* _PROBLEM_
Retype, with no alterations, every line between the one containing "Convert this chart to matplotlib code." and the one containing "return out[:, 0], out[:, 1]", counting both of those lines too. Pictures are to be left out.

* _DATA TO USE_
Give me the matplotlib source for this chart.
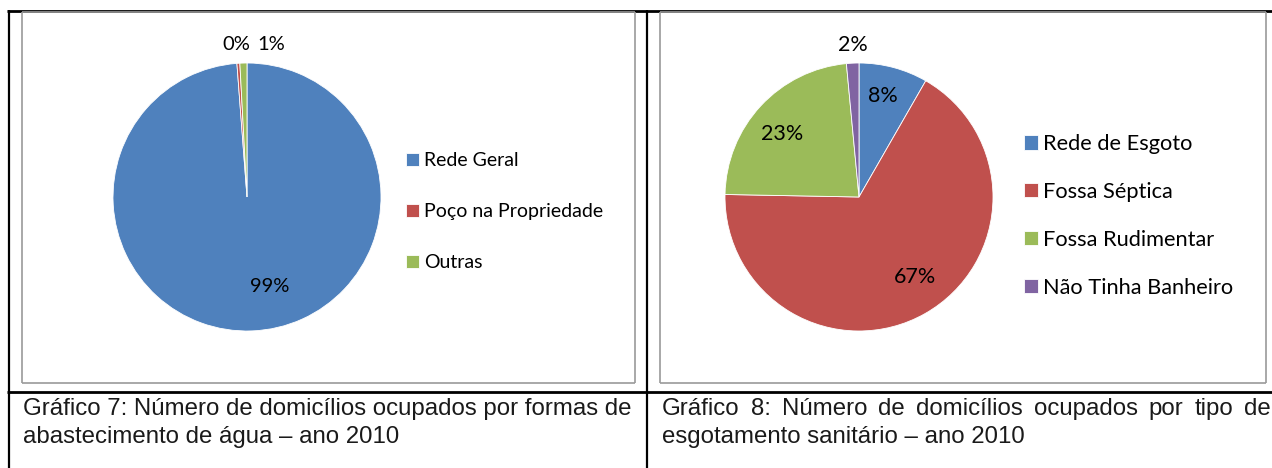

--

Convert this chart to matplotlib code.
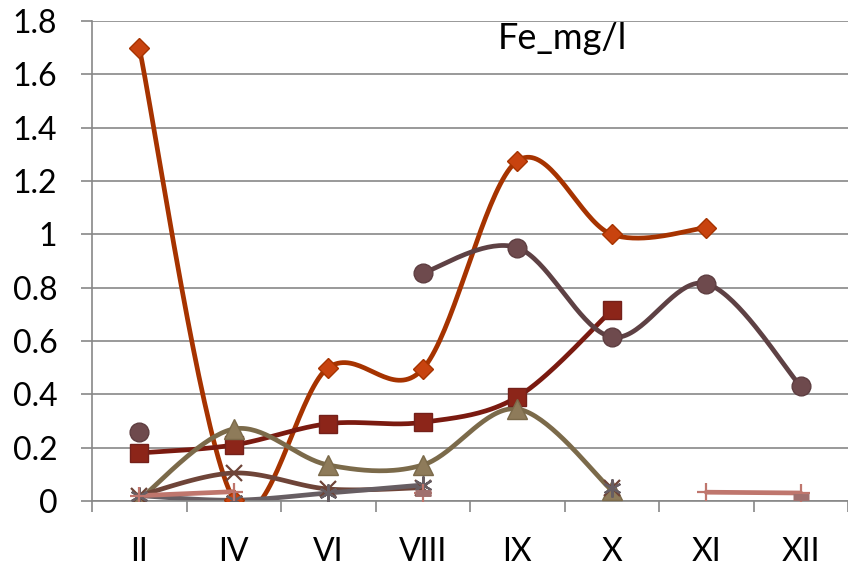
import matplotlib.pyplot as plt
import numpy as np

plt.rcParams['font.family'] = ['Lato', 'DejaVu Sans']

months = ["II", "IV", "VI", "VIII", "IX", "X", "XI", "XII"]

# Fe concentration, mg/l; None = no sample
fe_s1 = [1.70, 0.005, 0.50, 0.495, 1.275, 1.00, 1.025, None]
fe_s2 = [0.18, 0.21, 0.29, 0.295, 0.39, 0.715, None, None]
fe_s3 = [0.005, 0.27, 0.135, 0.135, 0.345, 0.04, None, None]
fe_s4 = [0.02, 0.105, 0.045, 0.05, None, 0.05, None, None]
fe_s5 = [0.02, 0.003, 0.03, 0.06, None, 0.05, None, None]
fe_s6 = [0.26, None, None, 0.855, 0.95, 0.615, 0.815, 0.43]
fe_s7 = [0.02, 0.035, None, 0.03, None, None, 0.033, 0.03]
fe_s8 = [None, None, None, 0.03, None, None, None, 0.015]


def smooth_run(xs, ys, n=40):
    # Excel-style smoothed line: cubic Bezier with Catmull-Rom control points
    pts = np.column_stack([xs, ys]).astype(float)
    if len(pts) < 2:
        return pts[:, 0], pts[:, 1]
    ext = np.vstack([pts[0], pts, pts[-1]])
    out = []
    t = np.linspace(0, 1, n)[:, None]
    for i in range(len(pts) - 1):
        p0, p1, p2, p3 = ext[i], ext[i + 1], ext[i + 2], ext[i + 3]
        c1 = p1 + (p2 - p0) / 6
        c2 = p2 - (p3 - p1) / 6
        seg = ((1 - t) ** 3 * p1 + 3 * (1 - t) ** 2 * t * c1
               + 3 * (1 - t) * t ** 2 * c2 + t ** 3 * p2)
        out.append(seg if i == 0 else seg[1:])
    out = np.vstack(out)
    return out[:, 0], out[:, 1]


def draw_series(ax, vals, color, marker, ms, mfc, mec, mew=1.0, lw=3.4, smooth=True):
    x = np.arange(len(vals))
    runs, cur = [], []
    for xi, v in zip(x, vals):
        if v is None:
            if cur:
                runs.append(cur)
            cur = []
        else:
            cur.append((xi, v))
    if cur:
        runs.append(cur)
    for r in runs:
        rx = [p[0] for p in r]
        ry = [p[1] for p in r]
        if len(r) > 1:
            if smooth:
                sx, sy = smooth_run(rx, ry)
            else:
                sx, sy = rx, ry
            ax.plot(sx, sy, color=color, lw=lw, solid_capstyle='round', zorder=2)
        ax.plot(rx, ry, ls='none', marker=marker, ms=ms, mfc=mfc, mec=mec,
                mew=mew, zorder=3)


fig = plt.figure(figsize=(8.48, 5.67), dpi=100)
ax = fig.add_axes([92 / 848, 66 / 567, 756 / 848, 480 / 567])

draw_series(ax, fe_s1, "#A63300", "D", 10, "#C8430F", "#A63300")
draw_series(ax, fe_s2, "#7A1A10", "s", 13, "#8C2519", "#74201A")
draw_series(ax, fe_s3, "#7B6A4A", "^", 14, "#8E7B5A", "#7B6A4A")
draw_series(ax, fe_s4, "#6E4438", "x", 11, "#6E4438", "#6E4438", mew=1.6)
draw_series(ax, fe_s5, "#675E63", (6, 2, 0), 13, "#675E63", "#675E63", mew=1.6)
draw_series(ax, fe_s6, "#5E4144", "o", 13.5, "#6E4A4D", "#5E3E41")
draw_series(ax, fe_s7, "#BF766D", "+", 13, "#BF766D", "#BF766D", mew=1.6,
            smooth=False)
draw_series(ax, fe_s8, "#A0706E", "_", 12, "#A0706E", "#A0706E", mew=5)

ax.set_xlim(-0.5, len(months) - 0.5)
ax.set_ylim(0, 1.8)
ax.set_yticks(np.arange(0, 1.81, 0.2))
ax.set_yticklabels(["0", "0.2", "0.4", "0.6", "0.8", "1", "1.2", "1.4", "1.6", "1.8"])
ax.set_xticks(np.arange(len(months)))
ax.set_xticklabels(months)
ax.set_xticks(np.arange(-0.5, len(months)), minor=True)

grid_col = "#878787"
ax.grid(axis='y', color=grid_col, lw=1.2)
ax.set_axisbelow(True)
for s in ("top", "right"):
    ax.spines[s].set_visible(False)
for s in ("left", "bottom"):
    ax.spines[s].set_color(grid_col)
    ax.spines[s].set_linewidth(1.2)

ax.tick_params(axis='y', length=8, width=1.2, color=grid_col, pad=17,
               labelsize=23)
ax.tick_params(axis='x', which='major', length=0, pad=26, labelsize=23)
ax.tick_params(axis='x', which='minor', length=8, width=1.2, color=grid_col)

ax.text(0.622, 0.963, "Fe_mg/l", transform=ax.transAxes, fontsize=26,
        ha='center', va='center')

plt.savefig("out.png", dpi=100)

* _WRITTEN SOLUTION_
Convert this chart to matplotlib code.
import matplotlib.pyplot as plt
import numpy as np

plt.rcParams['font.family'] = ['Lato', 'DejaVu Sans']

months = ["II", "IV", "VI", "VIII", "IX", "X", "XI", "XII"]

# Fe concentration, mg/l; None = no sample
fe_s1 = [1.70, 0.005, 0.50, 0.495, 1.275, 1.00, 1.025, None]
fe_s2 = [0.18, 0.21, 0.29, 0.295, 0.39, 0.715, None, None]
fe_s3 = [0.005, 0.27, 0.135, 0.135, 0.345, 0.04, None, None]
fe_s4 = [0.02, 0.105, 0.045, 0.05, None, 0.05, None, None]
fe_s5 = [0.02, 0.003, 0.03, 0.06, None, 0.05, None, None]
fe_s6 = [0.26, None, None, 0.855, 0.95, 0.615, 0.815, 0.43]
fe_s7 = [0.02, 0.035, None, 0.03, None, None, 0.033, 0.03]
fe_s8 = [None, None, None, 0.03, None, None, None, 0.015]


def smooth_run(xs, ys, n=40):
    # Excel-style smoothed line: cubic Bezier with Catmull-Rom control points
    pts = np.column_stack([xs, ys]).astype(float)
    if len(pts) < 2:
        return pts[:, 0], pts[:, 1]
    ext = np.vstack([pts[0], pts, pts[-1]])
    out = []
    t = np.linspace(0, 1, n)[:, None]
    for i in range(len(pts) - 1):
        p0, p1, p2, p3 = ext[i], ext[i + 1], ext[i + 2], ext[i + 3]
        c1 = p1 + (p2 - p0) / 6
        c2 = p2 - (p3 - p1) / 6
        seg = ((1 - t) ** 3 * p1 + 3 * (1 - t) ** 2 * t * c1
               + 3 * (1 - t) * t ** 2 * c2 + t ** 3 * p2)
        out.append(seg if i == 0 else seg[1:])
    out = np.vstack(out)
    return out[:, 0], out[:, 1]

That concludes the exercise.